Daimler plans German trials for self-driving trucks


Daimler hopes to gain approval to test its self-driving trucks around Stuttgart

Daimler plans German trials for self-driving trucks
Daimler's Freightliner Cascadia.

 

Automotive manufacturer Daimler is planning to test its autonomous trucks on German roads within months, and foresees self-driving heavy vehicles will begin production in two to three years.

In an interview with German newspaper Frankfurter Allgemeine Sonntagszeitung, Daimler AG board member Wolfgang Bernhard predicts approval for road trials in Daimler’s home state of Baden-Wuerttemberg will be given within weeks.
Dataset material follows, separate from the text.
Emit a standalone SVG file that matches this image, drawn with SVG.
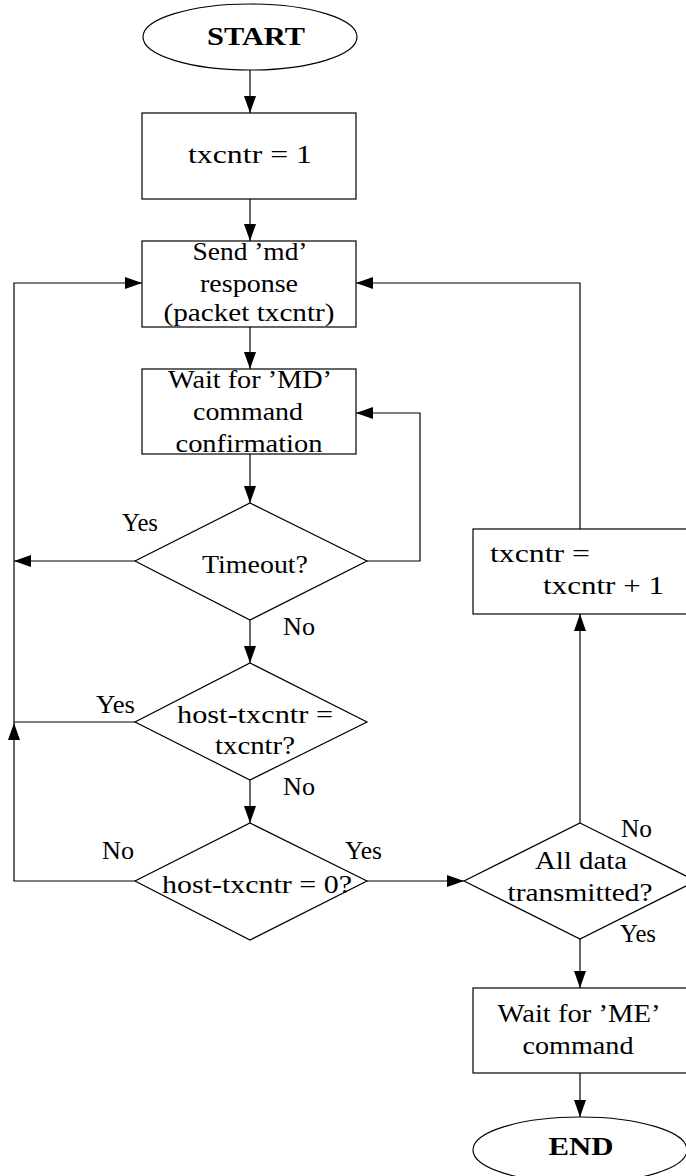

He says the company has already planned nationwide tests.

"We are positive that we will get approval for tests on German motorways within the next weeks," Bernhard is quoted as saying.

"Then we will start immediately."

Daimler became the first manufacturer to gain registration approval for its self-driving Freightliner Inspiration truck in May.

"Today, Freightliner and Nevada are pioneering something real big, a solution to a global challenge," Bernhard said at the launch.

"Ninety per cent of truck accidents are caused by driver error."

"But we’ve measured the brain activity of drivers when they are behind the wheel and found that their drowsiness and fatigue was reduced by 20 per cent when using autonomous systems."

Launched over the Hoover Dam near Las Vegas, Nevada, the Freightliner Cascadia is a level three autonomous vehicle requiring a driver to be present in the truck.

Daimler’s truck utilises a high-tech network of cameras, sensors and radar systems to analyse the road, upcoming markings and vehicles ahead to maintain distances and correctly adjust speed.

The autonomous vehicle market has been a competitive topic in North America in recent years, with Google trialling its own self-driving cars in Austin, Texas.

Just this month, the topic gained momentum in Australia with the Australian Road Research Board announcing a series of trials in South Australia.

The November trials, evaluating the merits of autonomous cars, will take place on closed-off parts of the Southern Expressway in Adelaide, Adelaide Airport, and the Tonsley Innovation Park.